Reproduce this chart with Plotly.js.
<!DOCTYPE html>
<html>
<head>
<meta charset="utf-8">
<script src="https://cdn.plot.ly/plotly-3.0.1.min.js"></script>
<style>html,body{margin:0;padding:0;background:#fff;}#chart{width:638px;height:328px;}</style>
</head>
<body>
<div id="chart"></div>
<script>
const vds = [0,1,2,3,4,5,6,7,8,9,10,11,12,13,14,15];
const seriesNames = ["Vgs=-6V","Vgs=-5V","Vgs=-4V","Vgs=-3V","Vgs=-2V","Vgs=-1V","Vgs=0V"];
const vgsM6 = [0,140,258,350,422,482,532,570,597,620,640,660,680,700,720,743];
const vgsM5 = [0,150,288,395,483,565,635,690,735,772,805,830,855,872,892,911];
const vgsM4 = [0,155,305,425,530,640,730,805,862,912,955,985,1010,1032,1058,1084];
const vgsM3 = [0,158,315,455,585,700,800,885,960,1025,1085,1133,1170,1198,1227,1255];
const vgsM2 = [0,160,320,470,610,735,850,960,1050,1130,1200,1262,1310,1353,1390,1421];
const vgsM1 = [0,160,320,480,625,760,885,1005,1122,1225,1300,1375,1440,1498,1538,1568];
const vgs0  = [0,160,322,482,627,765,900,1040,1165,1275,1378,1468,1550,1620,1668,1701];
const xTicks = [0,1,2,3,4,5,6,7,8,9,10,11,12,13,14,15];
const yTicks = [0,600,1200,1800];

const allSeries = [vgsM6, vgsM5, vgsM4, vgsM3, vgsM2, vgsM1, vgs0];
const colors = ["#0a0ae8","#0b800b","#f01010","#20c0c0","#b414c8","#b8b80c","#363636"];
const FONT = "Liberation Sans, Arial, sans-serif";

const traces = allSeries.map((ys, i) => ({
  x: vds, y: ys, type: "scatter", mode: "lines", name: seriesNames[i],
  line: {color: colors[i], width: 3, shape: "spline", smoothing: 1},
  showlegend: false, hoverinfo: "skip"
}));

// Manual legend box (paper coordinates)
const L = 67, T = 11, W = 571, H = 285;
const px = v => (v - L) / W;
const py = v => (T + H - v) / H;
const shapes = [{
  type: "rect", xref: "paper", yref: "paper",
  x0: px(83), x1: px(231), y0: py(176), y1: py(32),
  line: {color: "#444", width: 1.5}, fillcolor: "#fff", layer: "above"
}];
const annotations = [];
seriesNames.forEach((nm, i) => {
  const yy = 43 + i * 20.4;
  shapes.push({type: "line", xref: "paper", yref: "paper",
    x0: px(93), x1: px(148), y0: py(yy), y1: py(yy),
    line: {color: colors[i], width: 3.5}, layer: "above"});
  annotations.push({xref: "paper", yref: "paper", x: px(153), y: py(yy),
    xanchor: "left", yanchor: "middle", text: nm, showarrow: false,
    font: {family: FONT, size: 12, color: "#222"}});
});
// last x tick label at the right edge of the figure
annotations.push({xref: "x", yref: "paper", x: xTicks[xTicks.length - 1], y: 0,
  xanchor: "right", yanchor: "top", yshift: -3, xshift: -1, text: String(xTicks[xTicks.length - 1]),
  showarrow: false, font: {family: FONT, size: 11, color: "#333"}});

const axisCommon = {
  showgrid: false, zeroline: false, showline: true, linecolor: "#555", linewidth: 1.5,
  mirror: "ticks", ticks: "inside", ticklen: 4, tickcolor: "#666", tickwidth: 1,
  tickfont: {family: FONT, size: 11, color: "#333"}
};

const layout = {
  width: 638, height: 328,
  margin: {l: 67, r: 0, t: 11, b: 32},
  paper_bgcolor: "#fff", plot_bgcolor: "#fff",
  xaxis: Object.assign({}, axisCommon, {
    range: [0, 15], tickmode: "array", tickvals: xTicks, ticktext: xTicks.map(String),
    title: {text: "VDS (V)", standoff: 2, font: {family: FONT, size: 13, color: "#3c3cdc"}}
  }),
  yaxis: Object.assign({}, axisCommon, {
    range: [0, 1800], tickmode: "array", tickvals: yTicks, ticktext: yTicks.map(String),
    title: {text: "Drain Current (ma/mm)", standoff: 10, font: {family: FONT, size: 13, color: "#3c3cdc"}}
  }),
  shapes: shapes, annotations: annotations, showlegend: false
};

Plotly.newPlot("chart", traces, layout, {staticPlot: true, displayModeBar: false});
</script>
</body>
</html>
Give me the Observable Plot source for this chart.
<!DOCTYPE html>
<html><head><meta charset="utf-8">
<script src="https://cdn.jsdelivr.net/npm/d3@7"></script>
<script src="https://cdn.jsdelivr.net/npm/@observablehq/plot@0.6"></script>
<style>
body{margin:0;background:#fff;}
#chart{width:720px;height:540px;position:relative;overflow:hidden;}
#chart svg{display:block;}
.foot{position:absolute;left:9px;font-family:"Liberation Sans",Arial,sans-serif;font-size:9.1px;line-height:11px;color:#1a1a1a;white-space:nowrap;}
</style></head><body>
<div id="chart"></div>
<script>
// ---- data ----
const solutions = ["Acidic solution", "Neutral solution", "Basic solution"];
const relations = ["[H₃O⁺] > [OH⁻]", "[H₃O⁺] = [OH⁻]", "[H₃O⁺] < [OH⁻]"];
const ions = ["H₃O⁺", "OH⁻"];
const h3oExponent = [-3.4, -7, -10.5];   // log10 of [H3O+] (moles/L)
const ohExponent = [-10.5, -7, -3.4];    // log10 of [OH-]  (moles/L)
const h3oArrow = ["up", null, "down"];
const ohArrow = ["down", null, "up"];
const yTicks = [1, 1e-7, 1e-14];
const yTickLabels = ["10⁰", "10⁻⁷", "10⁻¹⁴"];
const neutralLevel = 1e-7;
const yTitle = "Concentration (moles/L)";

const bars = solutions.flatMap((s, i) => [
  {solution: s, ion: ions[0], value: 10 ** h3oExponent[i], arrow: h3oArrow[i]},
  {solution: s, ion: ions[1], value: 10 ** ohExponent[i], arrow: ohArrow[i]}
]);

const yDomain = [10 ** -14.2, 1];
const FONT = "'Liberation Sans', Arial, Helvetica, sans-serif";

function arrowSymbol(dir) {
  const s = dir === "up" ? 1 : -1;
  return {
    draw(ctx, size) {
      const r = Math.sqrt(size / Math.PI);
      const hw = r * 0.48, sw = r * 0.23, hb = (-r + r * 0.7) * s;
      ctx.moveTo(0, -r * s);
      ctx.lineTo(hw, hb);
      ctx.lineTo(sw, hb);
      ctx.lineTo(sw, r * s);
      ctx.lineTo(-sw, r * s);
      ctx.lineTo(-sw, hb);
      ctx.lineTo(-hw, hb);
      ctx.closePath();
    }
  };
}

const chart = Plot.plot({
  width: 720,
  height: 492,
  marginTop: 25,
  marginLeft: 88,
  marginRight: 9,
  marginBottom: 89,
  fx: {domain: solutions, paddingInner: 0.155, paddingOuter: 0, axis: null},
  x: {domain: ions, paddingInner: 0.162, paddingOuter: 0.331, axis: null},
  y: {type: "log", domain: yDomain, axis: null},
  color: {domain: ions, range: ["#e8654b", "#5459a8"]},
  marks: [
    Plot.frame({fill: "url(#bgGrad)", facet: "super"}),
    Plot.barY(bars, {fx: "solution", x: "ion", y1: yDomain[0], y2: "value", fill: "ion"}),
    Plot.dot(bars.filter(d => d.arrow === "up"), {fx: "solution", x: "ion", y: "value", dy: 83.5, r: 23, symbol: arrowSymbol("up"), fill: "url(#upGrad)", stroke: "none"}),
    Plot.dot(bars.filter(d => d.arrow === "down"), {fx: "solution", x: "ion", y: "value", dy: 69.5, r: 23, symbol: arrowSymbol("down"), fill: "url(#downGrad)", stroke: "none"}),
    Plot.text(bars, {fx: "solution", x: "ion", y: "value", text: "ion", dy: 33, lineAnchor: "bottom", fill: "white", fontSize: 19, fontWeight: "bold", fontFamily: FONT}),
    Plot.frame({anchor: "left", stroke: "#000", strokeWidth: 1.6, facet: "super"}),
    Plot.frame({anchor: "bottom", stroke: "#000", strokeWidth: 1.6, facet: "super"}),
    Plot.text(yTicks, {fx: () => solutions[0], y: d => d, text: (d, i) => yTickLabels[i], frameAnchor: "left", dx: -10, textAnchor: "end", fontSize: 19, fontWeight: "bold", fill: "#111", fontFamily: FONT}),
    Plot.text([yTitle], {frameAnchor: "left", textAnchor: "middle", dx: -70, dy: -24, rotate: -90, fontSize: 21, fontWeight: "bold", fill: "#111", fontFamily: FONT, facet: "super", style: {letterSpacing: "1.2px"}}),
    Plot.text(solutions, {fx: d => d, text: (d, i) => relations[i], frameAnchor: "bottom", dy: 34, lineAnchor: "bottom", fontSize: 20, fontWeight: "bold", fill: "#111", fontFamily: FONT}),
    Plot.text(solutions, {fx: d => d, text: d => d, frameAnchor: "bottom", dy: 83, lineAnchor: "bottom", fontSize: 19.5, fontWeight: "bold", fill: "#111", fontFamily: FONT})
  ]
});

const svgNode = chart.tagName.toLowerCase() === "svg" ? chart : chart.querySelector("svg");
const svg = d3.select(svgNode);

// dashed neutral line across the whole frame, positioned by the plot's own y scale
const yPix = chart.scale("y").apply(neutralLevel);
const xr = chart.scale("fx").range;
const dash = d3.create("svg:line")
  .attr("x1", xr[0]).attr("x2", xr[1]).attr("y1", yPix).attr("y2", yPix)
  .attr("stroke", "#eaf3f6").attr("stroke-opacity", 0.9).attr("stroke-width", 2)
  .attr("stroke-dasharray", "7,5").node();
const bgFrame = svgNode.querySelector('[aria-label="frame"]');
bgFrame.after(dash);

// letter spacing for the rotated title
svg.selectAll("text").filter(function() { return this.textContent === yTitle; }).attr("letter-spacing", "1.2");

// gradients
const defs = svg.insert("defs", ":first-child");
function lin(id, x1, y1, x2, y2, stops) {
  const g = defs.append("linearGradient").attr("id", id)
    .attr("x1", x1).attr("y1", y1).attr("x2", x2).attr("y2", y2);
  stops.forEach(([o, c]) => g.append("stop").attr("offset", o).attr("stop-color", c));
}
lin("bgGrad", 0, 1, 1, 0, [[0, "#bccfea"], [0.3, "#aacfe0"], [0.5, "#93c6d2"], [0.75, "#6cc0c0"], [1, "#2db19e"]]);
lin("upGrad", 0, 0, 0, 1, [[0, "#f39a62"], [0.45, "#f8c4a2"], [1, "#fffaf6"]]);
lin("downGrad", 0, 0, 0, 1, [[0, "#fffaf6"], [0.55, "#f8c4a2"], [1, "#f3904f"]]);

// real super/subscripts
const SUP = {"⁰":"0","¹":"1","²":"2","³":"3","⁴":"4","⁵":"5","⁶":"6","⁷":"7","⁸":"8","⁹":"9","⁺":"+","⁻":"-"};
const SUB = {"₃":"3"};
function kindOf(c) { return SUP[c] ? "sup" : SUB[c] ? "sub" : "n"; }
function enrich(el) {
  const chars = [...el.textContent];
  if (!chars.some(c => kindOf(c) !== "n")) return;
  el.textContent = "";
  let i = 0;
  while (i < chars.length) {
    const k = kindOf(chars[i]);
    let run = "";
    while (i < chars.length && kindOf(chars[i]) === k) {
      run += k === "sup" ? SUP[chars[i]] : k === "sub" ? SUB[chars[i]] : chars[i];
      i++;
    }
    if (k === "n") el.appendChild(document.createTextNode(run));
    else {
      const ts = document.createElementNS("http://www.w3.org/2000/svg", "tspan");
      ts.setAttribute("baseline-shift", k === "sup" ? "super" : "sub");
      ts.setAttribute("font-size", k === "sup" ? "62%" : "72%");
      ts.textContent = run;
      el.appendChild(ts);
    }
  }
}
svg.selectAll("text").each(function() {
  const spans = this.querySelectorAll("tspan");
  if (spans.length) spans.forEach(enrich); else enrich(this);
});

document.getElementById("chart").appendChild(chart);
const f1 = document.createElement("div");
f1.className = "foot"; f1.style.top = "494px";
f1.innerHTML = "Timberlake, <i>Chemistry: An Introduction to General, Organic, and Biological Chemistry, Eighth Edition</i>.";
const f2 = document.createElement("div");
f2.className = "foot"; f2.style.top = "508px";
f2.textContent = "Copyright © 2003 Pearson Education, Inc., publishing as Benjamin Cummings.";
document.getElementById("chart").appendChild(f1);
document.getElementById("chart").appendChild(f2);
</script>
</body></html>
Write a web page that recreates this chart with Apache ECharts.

▶ _SET TASK_:
Return each line where "with" shows up.

▶ _REPLY TO THE TASK_:
Reproduce this chart with Plotly.js.
Write a web page that recreates this chart with Apache ECharts.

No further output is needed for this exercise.